ちょっと前に角田光代の「笹の船で海をわたる」というのを読み、途中で断念した。これは、女性同士が近くに居すぎることで起こる確執みたいなものが自分は好きではないため単に読むのが面倒くさくなったからだった。そのあとでたまたまその作者をぼろくそに言っている人を見、その人はあの角田さん独自の低空飛行的な文章に何かが損なわれるかのような気持ちになったようだったけれど、私はそれは少し違うと思った。角田さんの文章、小説というのは人が通った道筋というのに忠実で嘘がなく真摯に常に書き表されていて、それは小説を書いていくうえで大切なことだと思うし、そこには確実に角田さんという文体があるように思う。
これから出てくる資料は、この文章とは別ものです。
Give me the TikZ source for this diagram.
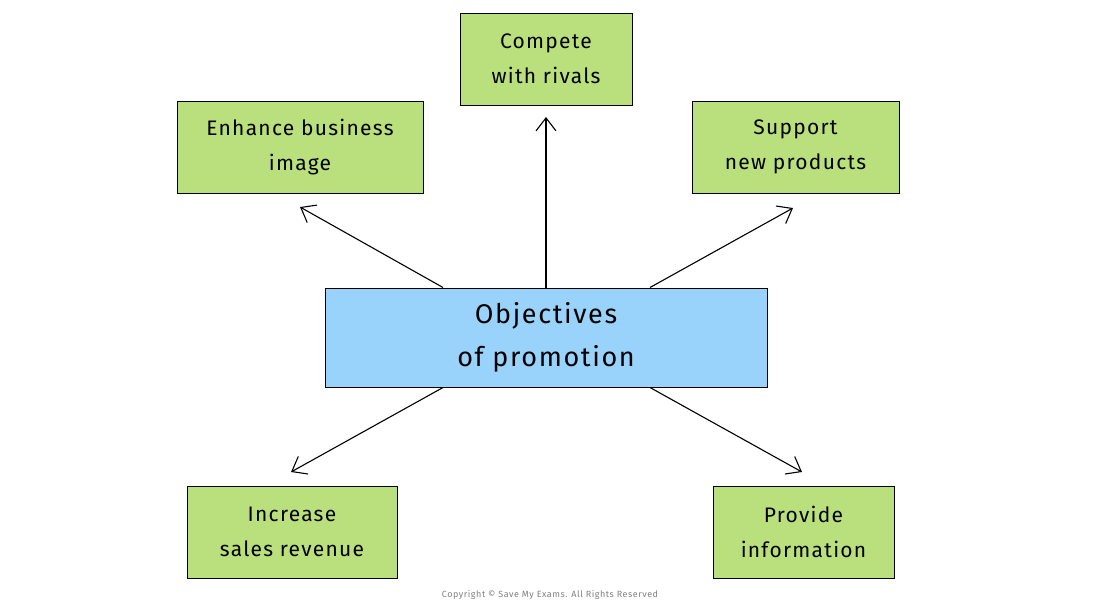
\documentclass[tikz,border=0pt]{standalone}
\usepackage{fontspec}
\setmainfont[LetterSpace=6]{Fira Sans}
\usetikzlibrary{arrows.meta}
\definecolor{gbox}{HTML}{B9E07D}
\definecolor{bbox}{HTML}{99D3FB}
\begin{document}
\begin{tikzpicture}[x=1pt,y=-1pt,
  gnode/.style={draw=black,fill=gbox,line width=1pt,minimum height=92pt,align=center,font=\fontsize{21}{35}\selectfont,inner sep=0pt},
  bnode/.style={draw=black,fill=bbox,line width=1pt,minimum width=442pt,minimum height=99pt,align=center,font=\fontsize{27}{43}\selectfont,inner sep=0pt},
  arr/.style={-{Straight Barb[length=13pt,width=20pt,line width=1.1pt]},line width=1.1pt}]
\useasboundingbox (0,0) rectangle (1100,606);
\node[gnode,minimum width=172pt] (cmp) at (546,59) {Compete\\with rivals};
\node[gnode,minimum width=246pt] (enh) at (300,147) {Enhance business\\image};
\node[gnode,minimum width=207pt] (sup) at (795.5,147) {Support\\new products};
\node[bnode] (obj) at (546,337.5) {Objectives\\of promotion};
\node[gnode,minimum width=210pt] (inc) at (292,532) {Increase\\sales revenue};
\node[gnode,minimum width=181pt] (pro) at (803.5,532) {Provide\\information};
\coordinate (e1) at (300,207);
\coordinate (e2) at (546,117);
\coordinate (e3) at (793,208);
\coordinate (e4) at (291,472);
\coordinate (e5) at (802,472);
\draw[arr] ([xshift=-103pt]obj.north) -- (e1);
\draw[arr] (obj.north) -- (e2);
\draw[arr] ([xshift=104pt]obj.north) -- (e3);
\draw[arr] ([xshift=-103pt]obj.south) -- (e4);
\draw[arr] ([xshift=104pt]obj.south) -- (e5);
\node[text=gray,font=\fontsize{9}{10}\selectfont] (cp) at (550,595) {Copyright © Save My Exams. All Rights Reserved};
\end{tikzpicture}
\end{document}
そんなふうに考えてみたりする。で、あと女性の書いたものといったらずっと印象に残っているのは筒井ともみさんの「食べる女」で、こちらは田辺さんと少し印象が似ているかもしれません。なんというか、縛られすぎてもいない、フリーダム過ぎるわけでもなく、感情がきめ細やかで断罪しないですよね。「いろいろあってもいいんだよ」っていうのが裏にふわっとある、というか、こういう感覚はいろんな経験をしてきてもフラットで居られるという女性ならではだなあと感じます。あの短編はことあるごとに思い出される。

それから江國香織さんの物語が感情の琴線に対して繊細に触れてくるし、感性やあの文体は江國さんにしかないのだろうなあと思う。綿矢りささんの個人的な恋愛なんかもかわいらしく独自の人格がちゃんとあるのが良いと思う。超個人的体験、というのをそうやって文を通してみたとき、何かそれに対する領域みたいなのは思い出のような図として溜まって行く感じがありますね。

まあそんなこんなで、面白いものもたくさんあることを最近は知りながら、それからやはり男性が自分勝手に女性というものを評価吟味している場面、だったり小説に出くわすと、ちょっとちょっと、わたしたち女は、男から評価されないとだめな存在なんか?と思わされてくるのだった。男から評価される女、なんて、きれいかそうでないか、あとは使えるかそうでないか、若いかそうでないかでしかなくて、さすがにもっと配慮してほしいし、人生経験してきてくれよと思わされる。なんていうんですかね。常に、下の者としか接してないからなるんでしょうか?実際、そういったことよりも生活において考えることややることはたくさんあるし、いつもヴォーグとか読んでCMにあこがれているような人ばかりいるわけではない。そういうのはメディアが用意しているやつじゃないか・・・。かといってうるさく論述かましてくるオンナも自分はそんなに好きではなく、その常に偏った視点どうにかしてくれよと思ったりする。

何かそんなふうに日本にいる女性像ってなんなのだろうと考えていて、なんだ、この感覚は・・・?となってきて、格好悪い・ダサいことに対してのアンテナなのかもしれないなあと思ったんである。例えば失恋ごときでいつまでもうじうじしているみたいのは格好悪いとわたしなら思う。一人の男ばかり追いかけているのもわたしなら恰好悪いと思う。失敗したりするのなんて別にいいけど、自分から「負け」を持ち出して、それを受け入れてマス!みたいな顔、誰に言いたいのか知らないけど(というか本人が分かってないからやるのだろうけど)そんなことに別に誰も偉いねなんて言わないし、ああ、もしやってしまってたのだとしたら格好悪かったなと思う。何かそこに自分としてでしかできなかったことを、やはり見つけたい。だからかわからないけれど私はバンドマンという存在を強烈にうらやましく感じるのである。ラブや失恋を勝手に書き表し、歌い上げて、そのうえモテる・・・って何か、本当ただただ楽しそうでうらやましい。

そんなふうに生きたいですね。

 

そう考えると見た目とやっていることはダサくても自分の中にある意味でプライドみたいなものは強固にあり、言ってみればそれのみで書き表しているんだろうなと思う。だから私は今後、おまえ、作ることに関してプライド高いな~、とか、何か実はぼっとしてるよね~ってもし言われたとしたらおまえは何をわかってるちゅうねんいうてその罰としてそいつのこと死ぬまで無視してやろうと思っています。